A global phenomenon, not just a US story

This isn’t confined to American equities. MSCI’s global momentum gauge outperformed the MSCI All Country World Index by 17 percentage points from end-March through late May 2026. That gap represents one of the widest spreads in data going back to 1991, suggesting the momentum trade has been working almost everywhere simultaneously.

Goldman Sachs’ own momentum factor climbed 25% over the three months through mid-May, marking one of its sharpest rallies on record.

The S&P 500 itself has been on a tear, posting 14 new record highs in the month leading to mid-May 2026.

History has a warning for momentum traders

Goldman Sachs’ historical analysis paints a less comfortable picture for anyone riding this wave. When the momentum index has gained more than 20% over a three-month span in the past, the trade has typically extended for only about one additional month before showing signs of reversal. That timeline is particularly compressed when the broader index is already trading near all-time highs, which is exactly where we are now.

What this means for investors

The concentration risk embedded in this rally deserves attention. The S&P 500’s gains have been disproportionately driven by a handful of AI-linked technology names, which means the momentum index is essentially a leveraged bet on continued tech dominance.
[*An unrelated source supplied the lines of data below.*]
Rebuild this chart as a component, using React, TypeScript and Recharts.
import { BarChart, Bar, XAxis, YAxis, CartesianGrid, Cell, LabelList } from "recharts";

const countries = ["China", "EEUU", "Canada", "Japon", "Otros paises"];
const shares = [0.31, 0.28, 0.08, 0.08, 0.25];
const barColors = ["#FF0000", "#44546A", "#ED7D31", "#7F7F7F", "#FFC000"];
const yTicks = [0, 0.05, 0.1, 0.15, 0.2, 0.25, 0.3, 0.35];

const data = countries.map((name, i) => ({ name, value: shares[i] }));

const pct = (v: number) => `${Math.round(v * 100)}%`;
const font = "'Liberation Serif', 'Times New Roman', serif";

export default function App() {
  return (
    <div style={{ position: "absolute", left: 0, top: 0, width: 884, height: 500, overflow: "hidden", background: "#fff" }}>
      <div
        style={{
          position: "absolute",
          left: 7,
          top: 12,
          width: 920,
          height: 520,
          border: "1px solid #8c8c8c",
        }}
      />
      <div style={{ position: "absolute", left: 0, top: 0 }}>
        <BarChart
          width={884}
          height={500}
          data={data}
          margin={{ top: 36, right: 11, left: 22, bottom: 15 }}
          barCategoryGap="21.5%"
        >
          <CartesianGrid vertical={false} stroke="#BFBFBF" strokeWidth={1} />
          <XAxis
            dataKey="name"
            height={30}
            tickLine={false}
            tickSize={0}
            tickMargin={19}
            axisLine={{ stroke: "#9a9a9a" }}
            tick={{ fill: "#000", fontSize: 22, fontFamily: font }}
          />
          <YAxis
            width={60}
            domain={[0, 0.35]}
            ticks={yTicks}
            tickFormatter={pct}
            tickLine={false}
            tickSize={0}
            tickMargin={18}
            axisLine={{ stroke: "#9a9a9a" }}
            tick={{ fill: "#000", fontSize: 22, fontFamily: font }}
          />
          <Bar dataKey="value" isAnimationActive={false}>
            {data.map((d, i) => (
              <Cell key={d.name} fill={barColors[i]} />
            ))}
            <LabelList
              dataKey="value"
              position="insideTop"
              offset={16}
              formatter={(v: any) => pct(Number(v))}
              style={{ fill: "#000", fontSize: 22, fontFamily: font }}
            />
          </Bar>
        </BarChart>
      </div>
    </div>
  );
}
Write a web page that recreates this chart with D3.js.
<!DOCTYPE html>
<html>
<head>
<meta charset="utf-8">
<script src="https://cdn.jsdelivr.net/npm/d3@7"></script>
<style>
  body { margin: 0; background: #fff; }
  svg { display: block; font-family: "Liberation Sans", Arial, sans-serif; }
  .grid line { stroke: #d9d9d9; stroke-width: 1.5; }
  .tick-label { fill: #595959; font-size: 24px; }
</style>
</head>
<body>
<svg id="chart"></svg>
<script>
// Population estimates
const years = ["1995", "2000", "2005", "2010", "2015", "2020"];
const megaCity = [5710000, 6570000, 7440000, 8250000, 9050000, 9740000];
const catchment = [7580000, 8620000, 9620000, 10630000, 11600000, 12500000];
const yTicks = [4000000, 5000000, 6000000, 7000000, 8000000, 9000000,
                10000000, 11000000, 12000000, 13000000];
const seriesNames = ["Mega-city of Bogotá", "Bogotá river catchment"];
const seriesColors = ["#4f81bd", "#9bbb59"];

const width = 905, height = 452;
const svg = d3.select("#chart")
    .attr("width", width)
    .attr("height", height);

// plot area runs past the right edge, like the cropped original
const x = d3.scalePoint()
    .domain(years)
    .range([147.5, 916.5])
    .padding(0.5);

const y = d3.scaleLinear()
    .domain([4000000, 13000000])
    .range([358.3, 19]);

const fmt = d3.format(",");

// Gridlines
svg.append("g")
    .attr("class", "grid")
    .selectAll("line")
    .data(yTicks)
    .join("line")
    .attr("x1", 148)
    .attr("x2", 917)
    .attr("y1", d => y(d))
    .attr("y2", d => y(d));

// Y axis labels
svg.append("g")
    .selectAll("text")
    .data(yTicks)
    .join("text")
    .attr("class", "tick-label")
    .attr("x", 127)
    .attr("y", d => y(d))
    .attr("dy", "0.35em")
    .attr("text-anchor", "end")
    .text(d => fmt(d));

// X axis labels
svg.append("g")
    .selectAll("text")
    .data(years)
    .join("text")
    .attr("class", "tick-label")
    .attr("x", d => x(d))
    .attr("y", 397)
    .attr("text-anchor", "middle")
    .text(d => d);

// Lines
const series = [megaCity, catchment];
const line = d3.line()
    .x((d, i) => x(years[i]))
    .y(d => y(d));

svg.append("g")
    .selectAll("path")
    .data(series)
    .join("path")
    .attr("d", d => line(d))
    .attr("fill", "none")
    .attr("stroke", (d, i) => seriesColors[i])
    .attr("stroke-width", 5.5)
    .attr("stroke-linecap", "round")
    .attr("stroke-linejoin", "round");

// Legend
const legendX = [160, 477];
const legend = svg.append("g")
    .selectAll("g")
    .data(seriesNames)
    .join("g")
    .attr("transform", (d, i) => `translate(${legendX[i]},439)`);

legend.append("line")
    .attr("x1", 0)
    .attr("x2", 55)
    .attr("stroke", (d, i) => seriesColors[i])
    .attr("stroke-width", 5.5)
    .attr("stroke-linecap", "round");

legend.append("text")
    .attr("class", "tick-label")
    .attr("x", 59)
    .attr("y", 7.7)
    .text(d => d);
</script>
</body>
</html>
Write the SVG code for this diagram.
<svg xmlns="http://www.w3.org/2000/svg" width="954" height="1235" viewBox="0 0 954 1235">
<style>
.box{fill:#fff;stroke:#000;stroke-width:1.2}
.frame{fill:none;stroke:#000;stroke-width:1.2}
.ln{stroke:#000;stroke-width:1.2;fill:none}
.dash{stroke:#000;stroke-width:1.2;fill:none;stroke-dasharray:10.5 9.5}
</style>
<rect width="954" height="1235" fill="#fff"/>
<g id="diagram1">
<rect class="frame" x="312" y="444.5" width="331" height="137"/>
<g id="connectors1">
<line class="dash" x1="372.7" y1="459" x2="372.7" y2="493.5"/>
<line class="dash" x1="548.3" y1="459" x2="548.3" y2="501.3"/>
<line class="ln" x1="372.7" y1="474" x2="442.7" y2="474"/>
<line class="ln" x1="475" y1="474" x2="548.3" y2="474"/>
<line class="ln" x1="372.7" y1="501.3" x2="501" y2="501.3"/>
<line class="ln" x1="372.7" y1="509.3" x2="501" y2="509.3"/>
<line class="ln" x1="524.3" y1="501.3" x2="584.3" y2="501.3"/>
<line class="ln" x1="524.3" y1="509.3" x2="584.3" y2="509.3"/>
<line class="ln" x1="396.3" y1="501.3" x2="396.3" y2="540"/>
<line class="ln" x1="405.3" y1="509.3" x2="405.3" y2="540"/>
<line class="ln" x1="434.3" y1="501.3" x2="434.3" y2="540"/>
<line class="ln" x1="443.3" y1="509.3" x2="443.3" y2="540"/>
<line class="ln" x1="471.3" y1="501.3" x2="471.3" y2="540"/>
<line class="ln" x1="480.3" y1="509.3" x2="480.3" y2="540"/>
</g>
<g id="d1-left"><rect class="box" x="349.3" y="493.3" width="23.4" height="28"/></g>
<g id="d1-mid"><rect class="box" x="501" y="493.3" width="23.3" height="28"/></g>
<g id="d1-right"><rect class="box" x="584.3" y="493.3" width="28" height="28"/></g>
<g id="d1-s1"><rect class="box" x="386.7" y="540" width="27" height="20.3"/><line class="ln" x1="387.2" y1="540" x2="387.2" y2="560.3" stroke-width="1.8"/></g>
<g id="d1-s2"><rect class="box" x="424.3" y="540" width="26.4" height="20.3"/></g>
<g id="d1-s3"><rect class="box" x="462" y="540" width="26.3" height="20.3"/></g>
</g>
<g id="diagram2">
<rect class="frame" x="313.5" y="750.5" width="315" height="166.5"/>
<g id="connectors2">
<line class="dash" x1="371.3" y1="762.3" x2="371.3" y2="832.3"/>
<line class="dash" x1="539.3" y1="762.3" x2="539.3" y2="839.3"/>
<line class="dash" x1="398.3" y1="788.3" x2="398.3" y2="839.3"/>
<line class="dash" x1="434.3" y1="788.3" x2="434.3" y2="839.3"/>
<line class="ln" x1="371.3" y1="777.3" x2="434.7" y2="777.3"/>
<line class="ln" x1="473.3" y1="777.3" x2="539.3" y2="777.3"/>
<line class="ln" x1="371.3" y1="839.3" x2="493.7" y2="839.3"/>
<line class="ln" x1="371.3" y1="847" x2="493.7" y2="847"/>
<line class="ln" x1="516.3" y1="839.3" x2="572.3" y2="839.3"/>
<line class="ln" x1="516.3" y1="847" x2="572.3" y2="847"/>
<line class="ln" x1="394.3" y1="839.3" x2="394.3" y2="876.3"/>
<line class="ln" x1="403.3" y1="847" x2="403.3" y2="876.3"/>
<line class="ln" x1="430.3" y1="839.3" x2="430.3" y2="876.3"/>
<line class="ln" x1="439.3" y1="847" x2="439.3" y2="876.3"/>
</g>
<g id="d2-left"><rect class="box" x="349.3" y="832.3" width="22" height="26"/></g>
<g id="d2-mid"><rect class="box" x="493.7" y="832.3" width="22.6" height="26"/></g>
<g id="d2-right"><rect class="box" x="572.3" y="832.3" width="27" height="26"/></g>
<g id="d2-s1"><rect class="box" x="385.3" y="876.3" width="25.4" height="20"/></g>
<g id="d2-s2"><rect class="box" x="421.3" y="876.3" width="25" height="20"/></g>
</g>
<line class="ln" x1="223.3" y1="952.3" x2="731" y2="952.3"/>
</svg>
For crypto investors, the dynamic matters more than it might initially appear. Digital assets have been trading in a risk-on environment alongside equities, benefiting from the same animal spirits driving momentum stocks higher. Bitcoin and other major tokens tend to correlate with equity market sentiment during euphoric phases, which means a momentum reversal in stocks could spill over into crypto markets through reduced risk appetite and tightening liquidity conditions.

Traders should be watching for early signals of rotation: underperforming sectors like healthcare, utilities, or consumer staples starting to attract inflows while tech leadership narrows.